--- Information provided ---

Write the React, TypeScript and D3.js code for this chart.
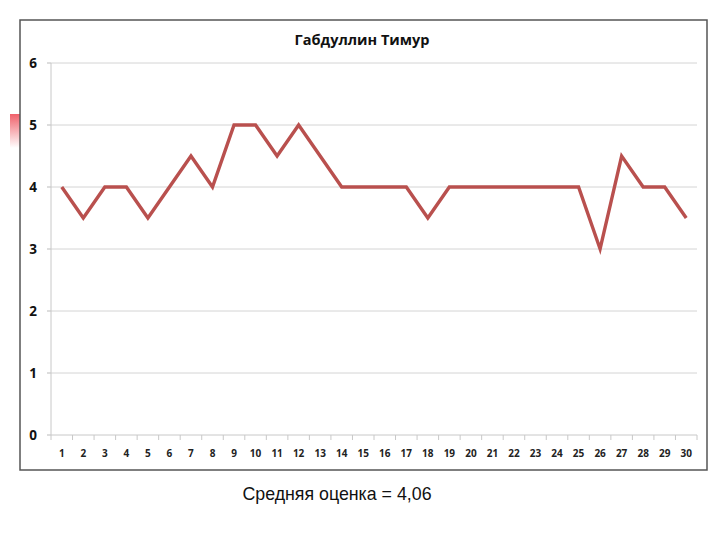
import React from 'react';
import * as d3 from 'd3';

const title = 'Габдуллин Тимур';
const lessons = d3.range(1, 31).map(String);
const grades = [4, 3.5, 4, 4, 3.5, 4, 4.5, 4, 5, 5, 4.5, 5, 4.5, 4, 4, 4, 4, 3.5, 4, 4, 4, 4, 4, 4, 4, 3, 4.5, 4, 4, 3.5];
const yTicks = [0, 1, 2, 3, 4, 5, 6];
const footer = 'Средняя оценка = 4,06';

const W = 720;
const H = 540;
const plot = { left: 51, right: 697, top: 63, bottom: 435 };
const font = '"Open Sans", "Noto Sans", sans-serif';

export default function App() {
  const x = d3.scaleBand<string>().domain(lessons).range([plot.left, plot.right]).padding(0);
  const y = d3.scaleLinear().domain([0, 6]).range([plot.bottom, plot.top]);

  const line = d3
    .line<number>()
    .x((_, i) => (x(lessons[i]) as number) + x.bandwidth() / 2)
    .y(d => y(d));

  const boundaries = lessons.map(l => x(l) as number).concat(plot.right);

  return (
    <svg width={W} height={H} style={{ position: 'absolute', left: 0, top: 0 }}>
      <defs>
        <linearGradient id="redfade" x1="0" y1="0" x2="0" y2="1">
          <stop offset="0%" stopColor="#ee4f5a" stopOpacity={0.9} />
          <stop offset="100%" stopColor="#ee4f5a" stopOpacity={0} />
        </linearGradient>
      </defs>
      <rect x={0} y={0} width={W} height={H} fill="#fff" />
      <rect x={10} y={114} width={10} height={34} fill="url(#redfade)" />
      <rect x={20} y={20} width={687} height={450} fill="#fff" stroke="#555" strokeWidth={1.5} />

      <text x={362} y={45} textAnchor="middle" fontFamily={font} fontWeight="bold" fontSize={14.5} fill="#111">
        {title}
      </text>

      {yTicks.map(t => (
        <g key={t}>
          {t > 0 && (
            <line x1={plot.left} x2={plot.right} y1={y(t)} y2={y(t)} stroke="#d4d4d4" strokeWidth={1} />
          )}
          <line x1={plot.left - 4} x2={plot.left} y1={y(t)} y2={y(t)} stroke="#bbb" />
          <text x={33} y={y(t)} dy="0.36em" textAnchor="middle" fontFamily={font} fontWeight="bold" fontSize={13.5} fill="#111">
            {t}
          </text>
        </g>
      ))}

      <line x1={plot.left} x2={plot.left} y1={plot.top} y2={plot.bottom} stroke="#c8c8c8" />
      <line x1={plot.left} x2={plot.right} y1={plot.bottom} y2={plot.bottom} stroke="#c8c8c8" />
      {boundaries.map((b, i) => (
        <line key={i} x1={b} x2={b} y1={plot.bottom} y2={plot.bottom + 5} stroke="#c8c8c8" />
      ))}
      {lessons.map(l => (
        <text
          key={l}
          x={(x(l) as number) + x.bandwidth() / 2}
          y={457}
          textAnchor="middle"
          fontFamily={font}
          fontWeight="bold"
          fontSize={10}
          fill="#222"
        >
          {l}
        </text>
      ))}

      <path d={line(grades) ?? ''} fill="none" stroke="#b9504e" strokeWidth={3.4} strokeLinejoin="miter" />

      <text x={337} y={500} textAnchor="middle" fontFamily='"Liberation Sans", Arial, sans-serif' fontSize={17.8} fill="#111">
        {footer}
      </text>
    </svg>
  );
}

---

**Stated goal**
Skip the pictures, then retype every line above exactly.

**Result**
Write the React, TypeScript and D3.js code for this chart.
import React from 'react';
import * as d3 from 'd3';

const title = 'Габдуллин Тимур';
const lessons = d3.range(1, 31).map(String);
const grades = [4, 3.5, 4, 4, 3.5, 4, 4.5, 4, 5, 5, 4.5, 5, 4.5, 4, 4, 4, 4, 3.5, 4, 4, 4, 4, 4, 4, 4, 3, 4.5, 4, 4, 3.5];
const yTicks = [0, 1, 2, 3, 4, 5, 6];
const footer = 'Средняя оценка = 4,06';

const W = 720;
const H = 540;
const plot = { left: 51, right: 697, top: 63, bottom: 435 };
const font = '"Open Sans", "Noto Sans", sans-serif';

export default function App() {
  const x = d3.scaleBand<string>().domain(lessons).range([plot.left, plot.right]).padding(0);
  const y = d3.scaleLinear().domain([0, 6]).range([plot.bottom, plot.top]);

  const line = d3
    .line<number>()
    .x((_, i) => (x(lessons[i]) as number) + x.bandwidth() / 2)
    .y(d => y(d));

  const boundaries = lessons.map(l => x(l) as number).concat(plot.right);

  return (
    <svg width={W} height={H} style={{ position: 'absolute', left: 0, top: 0 }}>
      <defs>
        <linearGradient id="redfade" x1="0" y1="0" x2="0" y2="1">
          <stop offset="0%" stopColor="#ee4f5a" stopOpacity={0.9} />
          <stop offset="100%" stopColor="#ee4f5a" stopOpacity={0} />
        </linearGradient>
      </defs>
      <rect x={0} y={0} width={W} height={H} fill="#fff" />
      <rect x={10} y={114} width={10} height={34} fill="url(#redfade)" />
      <rect x={20} y={20} width={687} height={450} fill="#fff" stroke="#555" strokeWidth={1.5} />

      <text x={362} y={45} textAnchor="middle" fontFamily={font} fontWeight="bold" fontSize={14.5} fill="#111">
        {title}
      </text>

      {yTicks.map(t => (
        <g key={t}>
          {t > 0 && (
            <line x1={plot.left} x2={plot.right} y1={y(t)} y2={y(t)} stroke="#d4d4d4" strokeWidth={1} />
          )}
          <line x1={plot.left - 4} x2={plot.left} y1={y(t)} y2={y(t)} stroke="#bbb" />
          <text x={33} y={y(t)} dy="0.36em" textAnchor="middle" fontFamily={font} fontWeight="bold" fontSize={13.5} fill="#111">
            {t}
          </text>
        </g>
      ))}

      <line x1={plot.left} x2={plot.left} y1={plot.top} y2={plot.bottom} stroke="#c8c8c8" />
      <line x1={plot.left} x2={plot.right} y1={plot.bottom} y2={plot.bottom} stroke="#c8c8c8" />
      {boundaries.map((b, i) => (
        <line key={i} x1={b} x2={b} y1={plot.bottom} y2={plot.bottom + 5} stroke="#c8c8c8" />
      ))}
      {lessons.map(l => (
        <text
          key={l}
          x={(x(l) as number) + x.bandwidth() / 2}
          y={457}
          textAnchor="middle"
          fontFamily={font}
          fontWeight="bold"
          fontSize={10}
          fill="#222"
        >
          {l}
        </text>
      ))}

      <path d={line(grades) ?? ''} fill="none" stroke="#b9504e" strokeWidth={3.4} strokeLinejoin="miter" />

      <text x={337} y={500} textAnchor="middle" fontFamily='"Liberation Sans", Arial, sans-serif' fontSize={17.8} fill="#111">
        {footer}
      </text>
    </svg>
  );
}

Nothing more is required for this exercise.